Recorded data
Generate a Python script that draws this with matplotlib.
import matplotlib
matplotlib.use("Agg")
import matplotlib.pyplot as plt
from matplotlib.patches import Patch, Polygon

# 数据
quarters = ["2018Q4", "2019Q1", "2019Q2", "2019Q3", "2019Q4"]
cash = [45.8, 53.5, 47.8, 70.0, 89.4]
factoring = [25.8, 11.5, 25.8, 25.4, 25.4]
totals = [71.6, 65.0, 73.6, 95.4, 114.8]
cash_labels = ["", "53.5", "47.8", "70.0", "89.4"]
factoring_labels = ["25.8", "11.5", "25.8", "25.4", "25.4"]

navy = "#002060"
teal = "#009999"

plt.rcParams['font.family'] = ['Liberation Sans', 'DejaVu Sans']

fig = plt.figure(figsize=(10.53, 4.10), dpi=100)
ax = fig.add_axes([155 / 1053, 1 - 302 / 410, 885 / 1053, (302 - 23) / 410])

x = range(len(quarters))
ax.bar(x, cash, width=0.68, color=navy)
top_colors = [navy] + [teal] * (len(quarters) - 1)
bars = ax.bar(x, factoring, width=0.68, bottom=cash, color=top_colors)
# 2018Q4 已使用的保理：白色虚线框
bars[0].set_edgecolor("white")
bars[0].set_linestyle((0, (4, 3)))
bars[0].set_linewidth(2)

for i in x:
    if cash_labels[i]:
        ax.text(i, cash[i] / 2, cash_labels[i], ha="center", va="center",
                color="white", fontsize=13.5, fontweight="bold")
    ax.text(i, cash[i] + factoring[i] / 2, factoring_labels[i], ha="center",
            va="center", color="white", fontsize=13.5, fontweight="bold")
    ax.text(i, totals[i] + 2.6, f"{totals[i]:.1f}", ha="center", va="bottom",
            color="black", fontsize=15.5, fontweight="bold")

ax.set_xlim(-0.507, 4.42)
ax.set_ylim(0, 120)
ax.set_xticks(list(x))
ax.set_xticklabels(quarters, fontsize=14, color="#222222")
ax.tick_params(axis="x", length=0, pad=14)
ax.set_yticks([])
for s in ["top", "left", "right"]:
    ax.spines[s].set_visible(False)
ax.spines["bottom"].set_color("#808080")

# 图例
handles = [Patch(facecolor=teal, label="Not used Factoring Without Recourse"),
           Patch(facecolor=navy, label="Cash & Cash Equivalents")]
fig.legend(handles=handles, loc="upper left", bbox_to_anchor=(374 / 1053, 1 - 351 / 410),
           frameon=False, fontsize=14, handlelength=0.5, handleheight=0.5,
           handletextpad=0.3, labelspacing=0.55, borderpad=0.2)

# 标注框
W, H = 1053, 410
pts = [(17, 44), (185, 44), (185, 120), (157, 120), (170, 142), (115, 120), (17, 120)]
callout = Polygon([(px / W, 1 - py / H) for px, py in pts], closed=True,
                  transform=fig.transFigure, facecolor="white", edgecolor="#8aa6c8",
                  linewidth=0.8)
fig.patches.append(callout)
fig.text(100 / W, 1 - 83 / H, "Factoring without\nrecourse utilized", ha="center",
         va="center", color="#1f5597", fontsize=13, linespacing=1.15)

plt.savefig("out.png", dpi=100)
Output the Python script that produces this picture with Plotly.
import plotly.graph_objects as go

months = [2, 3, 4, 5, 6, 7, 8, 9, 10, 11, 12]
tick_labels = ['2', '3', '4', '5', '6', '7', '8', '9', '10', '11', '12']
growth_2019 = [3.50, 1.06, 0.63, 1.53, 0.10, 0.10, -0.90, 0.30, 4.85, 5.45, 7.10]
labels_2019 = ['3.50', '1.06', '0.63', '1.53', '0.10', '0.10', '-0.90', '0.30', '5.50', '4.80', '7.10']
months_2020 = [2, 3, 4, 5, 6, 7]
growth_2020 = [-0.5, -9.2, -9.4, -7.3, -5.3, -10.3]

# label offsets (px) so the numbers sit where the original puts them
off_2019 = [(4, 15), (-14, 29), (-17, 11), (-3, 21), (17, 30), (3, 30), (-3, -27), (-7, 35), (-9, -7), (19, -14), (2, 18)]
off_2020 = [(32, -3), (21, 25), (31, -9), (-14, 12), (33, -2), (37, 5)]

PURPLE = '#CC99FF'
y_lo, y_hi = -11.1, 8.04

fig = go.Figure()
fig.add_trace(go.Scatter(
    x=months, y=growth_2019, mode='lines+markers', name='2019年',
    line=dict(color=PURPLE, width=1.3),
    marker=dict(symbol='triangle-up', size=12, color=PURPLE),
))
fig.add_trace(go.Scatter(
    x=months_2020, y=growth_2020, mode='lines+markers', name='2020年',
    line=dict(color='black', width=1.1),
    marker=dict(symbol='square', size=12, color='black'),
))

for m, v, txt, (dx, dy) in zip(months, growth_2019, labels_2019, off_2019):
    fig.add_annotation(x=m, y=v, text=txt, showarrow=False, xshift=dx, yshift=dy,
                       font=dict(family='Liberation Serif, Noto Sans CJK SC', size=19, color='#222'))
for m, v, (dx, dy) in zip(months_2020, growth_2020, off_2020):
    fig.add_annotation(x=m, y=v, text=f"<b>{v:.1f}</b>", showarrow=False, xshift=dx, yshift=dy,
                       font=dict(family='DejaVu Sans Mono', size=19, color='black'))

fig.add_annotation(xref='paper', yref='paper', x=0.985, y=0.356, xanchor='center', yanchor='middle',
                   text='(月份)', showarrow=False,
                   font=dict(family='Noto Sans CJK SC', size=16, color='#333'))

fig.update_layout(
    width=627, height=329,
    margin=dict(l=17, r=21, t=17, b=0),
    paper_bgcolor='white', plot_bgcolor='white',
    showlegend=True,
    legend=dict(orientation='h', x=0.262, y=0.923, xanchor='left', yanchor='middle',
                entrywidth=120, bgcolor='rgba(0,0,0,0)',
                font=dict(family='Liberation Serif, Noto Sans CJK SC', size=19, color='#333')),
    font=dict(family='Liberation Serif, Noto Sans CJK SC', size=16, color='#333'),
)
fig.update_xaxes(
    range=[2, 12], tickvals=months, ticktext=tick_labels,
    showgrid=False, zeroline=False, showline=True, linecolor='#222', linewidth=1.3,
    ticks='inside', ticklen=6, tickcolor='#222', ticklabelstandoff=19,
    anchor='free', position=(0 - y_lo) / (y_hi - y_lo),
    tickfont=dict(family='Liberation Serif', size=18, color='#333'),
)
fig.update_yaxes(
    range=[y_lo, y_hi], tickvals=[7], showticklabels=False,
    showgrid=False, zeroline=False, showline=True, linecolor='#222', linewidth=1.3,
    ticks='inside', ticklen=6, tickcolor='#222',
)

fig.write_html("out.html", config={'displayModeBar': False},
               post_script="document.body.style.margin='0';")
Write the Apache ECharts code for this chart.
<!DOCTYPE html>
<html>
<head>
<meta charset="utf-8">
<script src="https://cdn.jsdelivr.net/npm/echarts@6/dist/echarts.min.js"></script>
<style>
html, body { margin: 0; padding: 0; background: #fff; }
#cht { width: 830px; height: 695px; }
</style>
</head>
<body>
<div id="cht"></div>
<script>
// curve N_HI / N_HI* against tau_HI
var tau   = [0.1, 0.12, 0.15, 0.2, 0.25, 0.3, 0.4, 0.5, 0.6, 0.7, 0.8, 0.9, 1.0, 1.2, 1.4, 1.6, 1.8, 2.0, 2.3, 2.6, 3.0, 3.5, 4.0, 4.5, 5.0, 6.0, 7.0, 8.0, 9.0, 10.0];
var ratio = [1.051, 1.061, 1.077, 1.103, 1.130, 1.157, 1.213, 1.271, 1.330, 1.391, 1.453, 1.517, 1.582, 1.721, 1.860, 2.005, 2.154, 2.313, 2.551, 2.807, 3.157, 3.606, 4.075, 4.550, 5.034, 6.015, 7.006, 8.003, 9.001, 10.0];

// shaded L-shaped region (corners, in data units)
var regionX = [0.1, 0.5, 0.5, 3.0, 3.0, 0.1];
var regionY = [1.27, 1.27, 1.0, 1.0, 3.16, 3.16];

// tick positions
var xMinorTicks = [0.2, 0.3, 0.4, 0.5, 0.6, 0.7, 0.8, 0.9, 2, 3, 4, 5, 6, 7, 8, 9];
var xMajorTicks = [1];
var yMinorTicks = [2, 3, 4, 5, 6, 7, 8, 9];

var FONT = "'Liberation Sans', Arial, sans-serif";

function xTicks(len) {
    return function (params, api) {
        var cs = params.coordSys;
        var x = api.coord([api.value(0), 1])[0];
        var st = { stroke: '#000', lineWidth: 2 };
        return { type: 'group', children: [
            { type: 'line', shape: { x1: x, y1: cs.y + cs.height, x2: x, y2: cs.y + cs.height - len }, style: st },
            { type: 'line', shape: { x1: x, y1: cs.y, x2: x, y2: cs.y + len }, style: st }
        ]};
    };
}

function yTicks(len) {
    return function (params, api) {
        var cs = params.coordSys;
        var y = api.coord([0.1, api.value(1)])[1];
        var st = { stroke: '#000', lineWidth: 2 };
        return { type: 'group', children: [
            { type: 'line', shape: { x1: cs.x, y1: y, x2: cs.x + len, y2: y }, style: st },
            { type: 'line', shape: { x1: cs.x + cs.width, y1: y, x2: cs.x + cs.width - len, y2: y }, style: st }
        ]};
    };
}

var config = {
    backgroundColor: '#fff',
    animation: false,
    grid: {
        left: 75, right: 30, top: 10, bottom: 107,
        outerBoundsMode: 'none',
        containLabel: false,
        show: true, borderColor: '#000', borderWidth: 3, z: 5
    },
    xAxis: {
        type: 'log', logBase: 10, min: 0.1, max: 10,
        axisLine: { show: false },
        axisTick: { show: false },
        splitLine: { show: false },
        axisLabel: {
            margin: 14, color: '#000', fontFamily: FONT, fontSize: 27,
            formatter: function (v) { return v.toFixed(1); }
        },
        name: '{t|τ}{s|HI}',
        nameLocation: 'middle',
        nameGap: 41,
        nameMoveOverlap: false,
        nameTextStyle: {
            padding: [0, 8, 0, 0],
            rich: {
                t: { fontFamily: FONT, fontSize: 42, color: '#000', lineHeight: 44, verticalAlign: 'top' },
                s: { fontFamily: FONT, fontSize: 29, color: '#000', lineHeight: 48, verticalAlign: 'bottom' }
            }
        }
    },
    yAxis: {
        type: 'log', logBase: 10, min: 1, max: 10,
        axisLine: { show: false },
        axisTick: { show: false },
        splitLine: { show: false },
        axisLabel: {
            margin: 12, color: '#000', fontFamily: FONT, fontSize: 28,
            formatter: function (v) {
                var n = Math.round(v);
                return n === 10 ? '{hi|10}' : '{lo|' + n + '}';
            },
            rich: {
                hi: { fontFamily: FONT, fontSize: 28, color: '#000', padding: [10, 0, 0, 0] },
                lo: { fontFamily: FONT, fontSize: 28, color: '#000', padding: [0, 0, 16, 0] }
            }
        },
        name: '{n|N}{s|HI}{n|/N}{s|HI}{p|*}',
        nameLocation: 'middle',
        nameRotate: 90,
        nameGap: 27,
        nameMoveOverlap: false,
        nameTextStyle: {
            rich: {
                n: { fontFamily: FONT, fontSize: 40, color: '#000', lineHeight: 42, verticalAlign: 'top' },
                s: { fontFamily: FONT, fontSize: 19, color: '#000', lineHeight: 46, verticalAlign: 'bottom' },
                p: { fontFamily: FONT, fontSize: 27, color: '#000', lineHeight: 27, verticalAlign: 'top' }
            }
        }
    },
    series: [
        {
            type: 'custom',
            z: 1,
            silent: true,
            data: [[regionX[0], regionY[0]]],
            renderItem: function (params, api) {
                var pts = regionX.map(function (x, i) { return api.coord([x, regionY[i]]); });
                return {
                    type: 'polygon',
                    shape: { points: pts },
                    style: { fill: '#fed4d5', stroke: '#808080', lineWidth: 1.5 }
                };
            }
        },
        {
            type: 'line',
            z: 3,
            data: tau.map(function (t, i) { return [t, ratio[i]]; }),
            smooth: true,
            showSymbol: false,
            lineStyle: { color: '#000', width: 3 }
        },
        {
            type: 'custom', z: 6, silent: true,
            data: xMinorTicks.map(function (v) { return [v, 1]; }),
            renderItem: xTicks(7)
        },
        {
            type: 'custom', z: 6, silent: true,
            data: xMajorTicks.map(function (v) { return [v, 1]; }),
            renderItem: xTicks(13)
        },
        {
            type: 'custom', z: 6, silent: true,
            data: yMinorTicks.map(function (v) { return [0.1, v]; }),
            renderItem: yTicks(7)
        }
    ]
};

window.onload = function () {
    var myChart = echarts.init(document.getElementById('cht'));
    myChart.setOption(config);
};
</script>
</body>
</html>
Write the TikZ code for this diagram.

[WRITTEN EXERCISE]
Pick out the lines containing the word "this" and show them.

[COMPLETE RESPONSE]
Generate a Python script that draws this with matplotlib.
Output the Python script that produces this picture with Plotly.
Write the Apache ECharts code for this chart.
Write the TikZ code for this diagram.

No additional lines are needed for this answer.